Orideknews.com, Manokwari, – Sejumlah mahasiswa, pemuda, dan organisasi masyarakat sipil yang tergabung dalam Solidaritas Mahasiswa dan Pemuda Rakyat Papua Barat menggelar aksi demonstrasi di depan kantor Majelis Rakyat Papua Barat (MRPB) Kamis, (7/11/24). Aksi ini merupakan bentuk protes terhadap rencana transmigrasi yang dinilai akan merugikan masyarakat Papua.
Dalam orasinya, perwakilan Perhimpunan Mahasiswa Katolik Republik Indonesia Provinsi Papua Barat mendesak MRPB untuk lebih peka terhadap aspirasi masyarakat.
Mereka menuntut agar MRPB segera menindaklanjuti permohonan ini, terutama mengenai sikap lembaga tersebut terhadap rencana transmigrasi yang sedang digulirkan oleh pemerintah.
“Jika tuntutan kami tidak diakomodir oleh pemerintah pusat, kami akan melakukan demonstrasi serupa dengan massa yang lebih besar,” tegas orator.
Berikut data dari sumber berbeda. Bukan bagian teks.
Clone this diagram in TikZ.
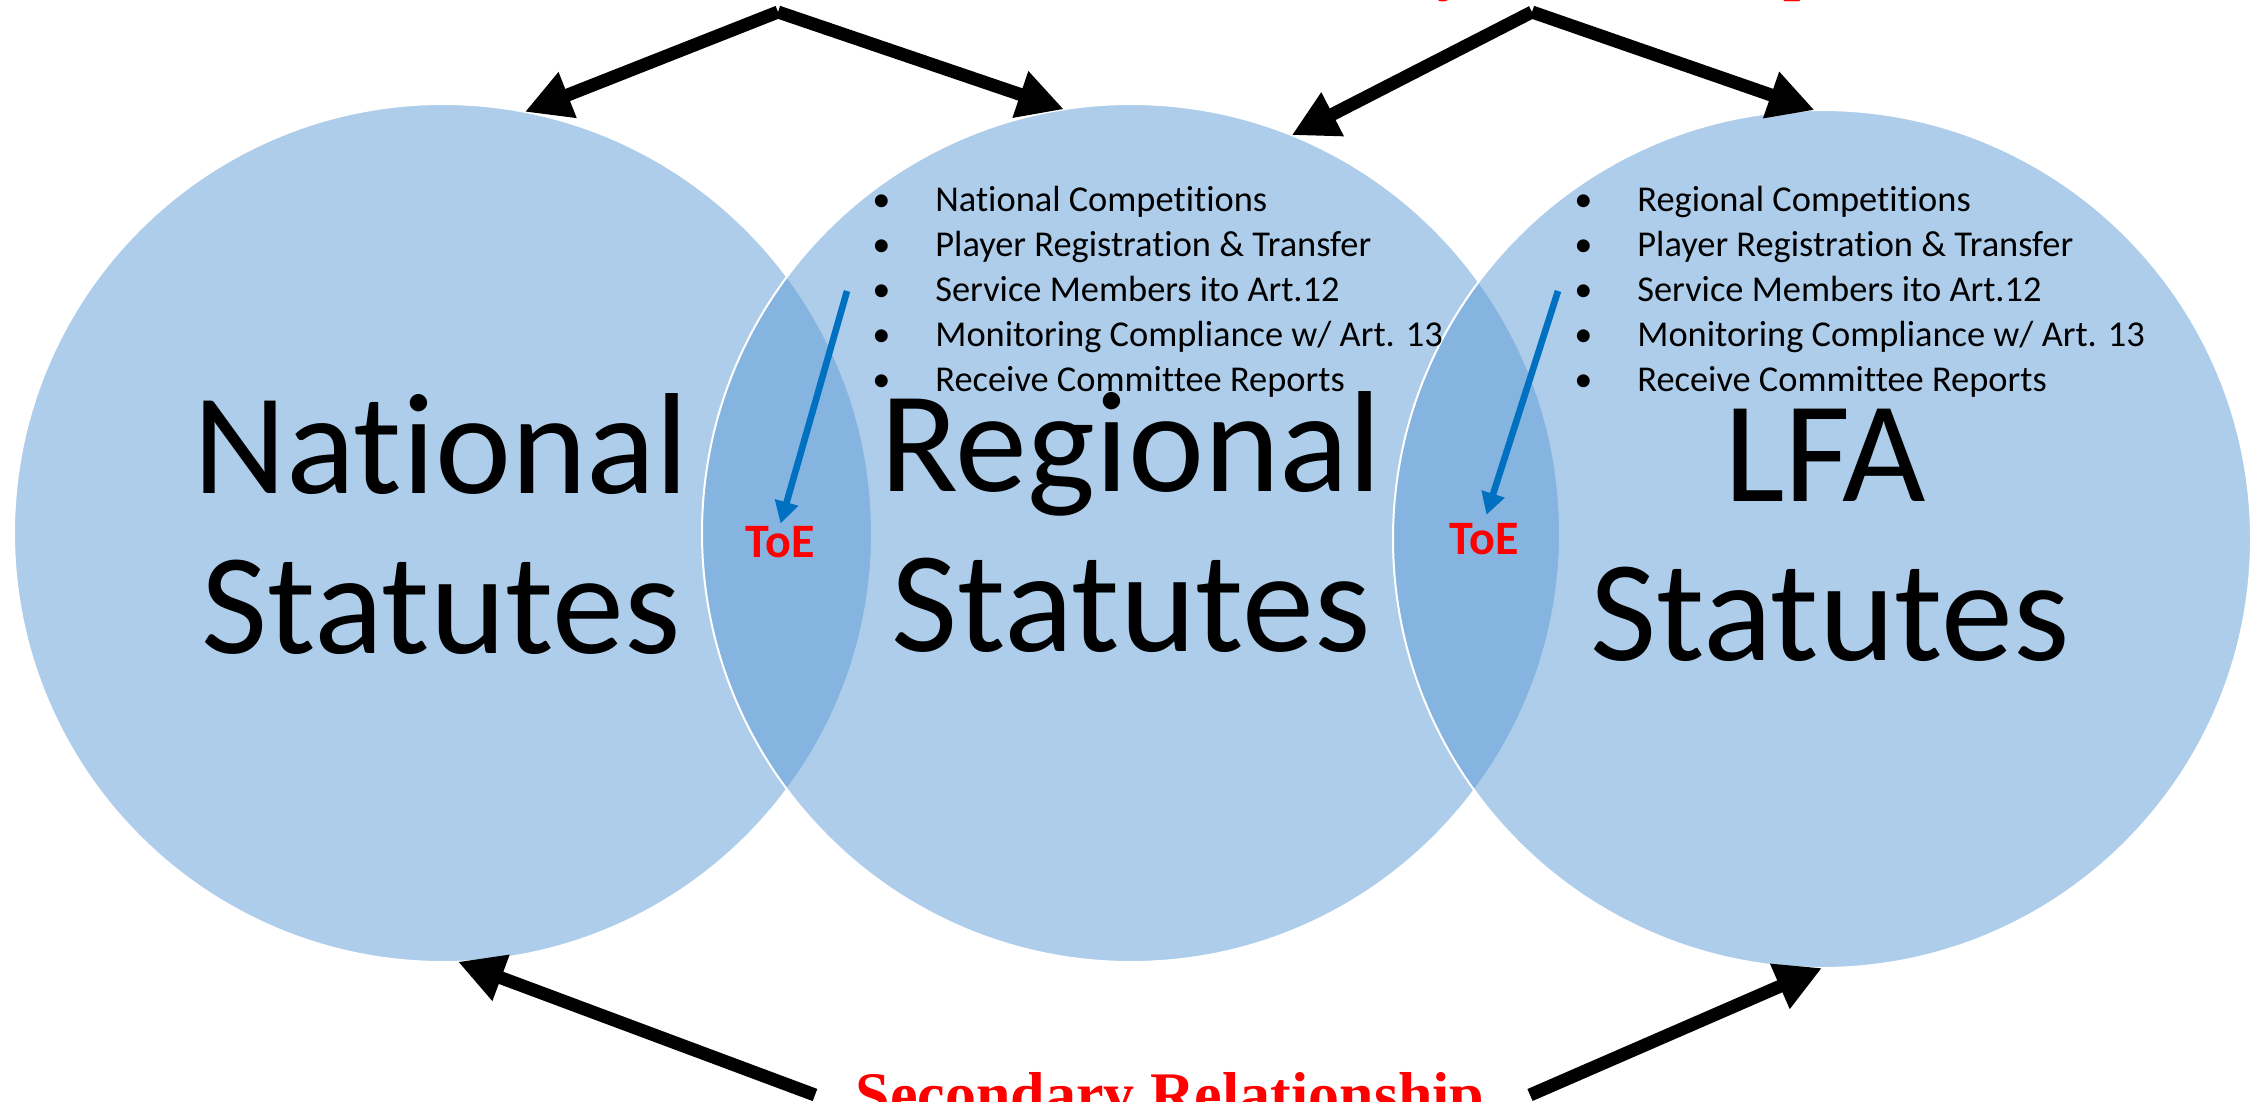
\documentclass[tikz,border=0pt]{standalone}
\usepackage{fontspec}
\setmainfont{Carlito}[Ligatures=NoCommon]
\newfontfamily\redserif{Liberation Serif}
\usetikzlibrary{arrows.meta}
\definecolor{venn}{HTML}{5B9BD5}
\definecolor{toeblue}{HTML}{0070C0}
\definecolor{redtxt}{HTML}{FF0000}
\newcommand\vbul{\makebox[31.5pt][l]{•}}
\begin{document}
\begin{tikzpicture}[x=0.5pt,y=-0.5pt,
  vcirc/.style={circle, draw=white, line width=1pt, fill=venn, fill opacity=0.5, minimum size=429pt, inner sep=0pt, outer sep=0pt},
  bigtxt/.style={font=\fontsize{72}{80}\selectfont, anchor=base, inner sep=0pt},
  bullist/.style={font=\fontsize{18.2}{22.5}\selectfont, anchor=base west, inner sep=0pt},
  toe/.style={font=\fontsize{24}{28}\selectfont\bfseries, text=redtxt, anchor=base, inner sep=0pt},
  reltxt/.style={font=\redserif\bfseries\fontsize{31}{36}\selectfont, text=redtxt, anchor=base, inner sep=0pt},
  bigarrow/.style={draw=black, line width=6.5pt, -{Triangle[length=23pt,width=23pt]}},
  toearrow/.style={draw=toeblue, line width=3.3pt, -{Triangle[length=11pt,width=11.5pt]}}
]
\useasboundingbox (0,0) rectangle (2260,1102);
% circles
\node[vcirc] (nat) at (443,533) {};
\node[vcirc] (reg) at (1131,533) {};
\node[vcirc] (lfa) at (1822,539) {};
% big labels
\node[bigtxt] (natA) at (441,493) {National};
\node[bigtxt] (natB) at (441,653) {Statutes};
\node[bigtxt] (regA) at (1131,491) {Regional};
\node[bigtxt] (regB) at (1131,651) {Statutes};
\node[bigtxt] (lfaA) at (1825,501) {LFA};
\node[bigtxt] (lfaB) at (1830,660) {Statutes};
% bullet lists
\node[bullist] (reglist) at (872,212) {\begin{tabular}[t]{@{}l@{}}
\vbul National Competitions\\
\vbul Player Registration \& Transfer\\
\vbul Service Members ito Art.12\\
\vbul Monitoring Compliance w/ Art. 13\\
\vbul Receive Committee Reports
\end{tabular}};
\node[bullist] (lfalist) at (1574,212) {\begin{tabular}[t]{@{}l@{}}
\vbul Regional Competitions\\
\vbul Player Registration \& Transfer\\
\vbul Service Members ito Art.12\\
\vbul Monitoring Compliance w/ Art. 13\\
\vbul Receive Committee Reports
\end{tabular}};
% ToE
\node[toe] (toeA) at (780,557) {ToE};
\node[toe] (toeB) at (1484,554) {ToE};
\coordinate (tA) at (847,291);
\coordinate (tB) at (1558,291);
\draw[toearrow, shorten >=1pt] (tA) -- (toeA.north);
\draw[toearrow, shorten >=4pt] (tB) -- (toeB.north);
% relationship labels
\node[reltxt] (prim) at (1531,-11) {Primary Relationship};
\node[reltxt] (sec) at (1170,1115) {Secondary Relationship};
% relationship arrows
\coordinate (apA) at (778,12);
\coordinate (apB) at (1532,12);
\coordinate (sL) at (815,1095);
\coordinate (sR) at (1530,1095);
\draw[bigarrow] (apA) -- (nat.79);
\draw[bigarrow] (apA) -- (reg.99);
\draw[bigarrow] (apB) -- (reg.68);
\draw[bigarrow] (apB) -- (lfa.91);
\draw[bigarrow] (sL) -- (nat.272);
\draw[bigarrow] (sR) -- (lfa.270);
\end{tikzpicture}
\end{document}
Mereka menambahkan, jika MRPB gagal menyampaikan aspirasi ini, lembaga tersebut seharusnya dibubarkan karena dianggap tidak bermanfaat bagi masyarakat asli Papua.
Perwakilan Gerakan Mahasiswa Kristen Indonesia (GMKI) juga mengungkapkan sikap menolak transmigrasi yang diprakarsai oleh pemerintahan Prabowo Subianto.
Ia meminta MRPB dan DPR Provinsi untuk melakukan kajian ulang terkait rencana tersebut.
Sementara itu, perwakilan Himpunan Mahasiswa Islam menekankan bahwa meskipun MRPB tidak memiliki kewenangan penuh, penting bagi lembaga tersebut untuk mengusulkan aspirasi yang disampaikan oleh masyarakat.
“Kami menolak transmigrasi karena akan berdampak negatif terhadap tanah, hutan, dan budaya lokal,” ujarnya.
Lebih lanjut, mereka mengklaim bahwa transmigrasi berpotensi menggeser identitas masyarakat Papua.
“Kami minta aspirasi ini diterima dan ditindaklanjuti, jika tidak, akan ada aksi jilid II,” imbuh mereka.
Perwakilan BEM STIH Manokwari juga menyoroti pentingnya membuka ruang rapat antara MRPB dan asosiasi MRP di seluruh tanah Papua untuk membawa aspirasi masyarakat kepada pemerintah pusat.
Ia mengingatkan bahwa transmigrasi bisa mengancam keberadaan ras Melanesia yang memiliki ciri khas seperti rambut keriting dan kulit hitam.
Dalam kesempatan yang sama, perwakilan BEM STIKIP Muhammadiyah menyoroti fakta bahwa anak-anak adat di Papua saat ini banyak yang tidak memiliki tanah adat. Ia menegaskan, tingginya angka stunting dan ketimpangan di Papua menjadi alasan kuat untuk menolak transmigrasi.
“Yang kami butuhkan adalah peningkatan tenaga pendidikan dan kesehatan. Papua bukan tanah kosong,” ujarnya.
Perwakilan Ormas Parlemen Jalanan Papua Barat juga menyatakan meskipun MRP tidak memiliki landasan hukum untuk menolak transmigrasi, mereka percaya bahwa hak dasar masyarakat Papua ada di tangan MRPB.
“Kami meminta MRPB untuk melakukan pleno dan berkonsultasi dengan MRP di seluruh Papua untuk menolak kebijakan transmigrasi ini,” tegasnya.
Ia juga mempertanyakan alasan mengapa transmigrasi harus dilakukan di Papua sementara wilayah lain di Indonesia masih memiliki lahan kosong.
“Ada apa dengan Papua? Kenapa harus transmigrasi ke Papua?” tanyanya. (ALW/ON).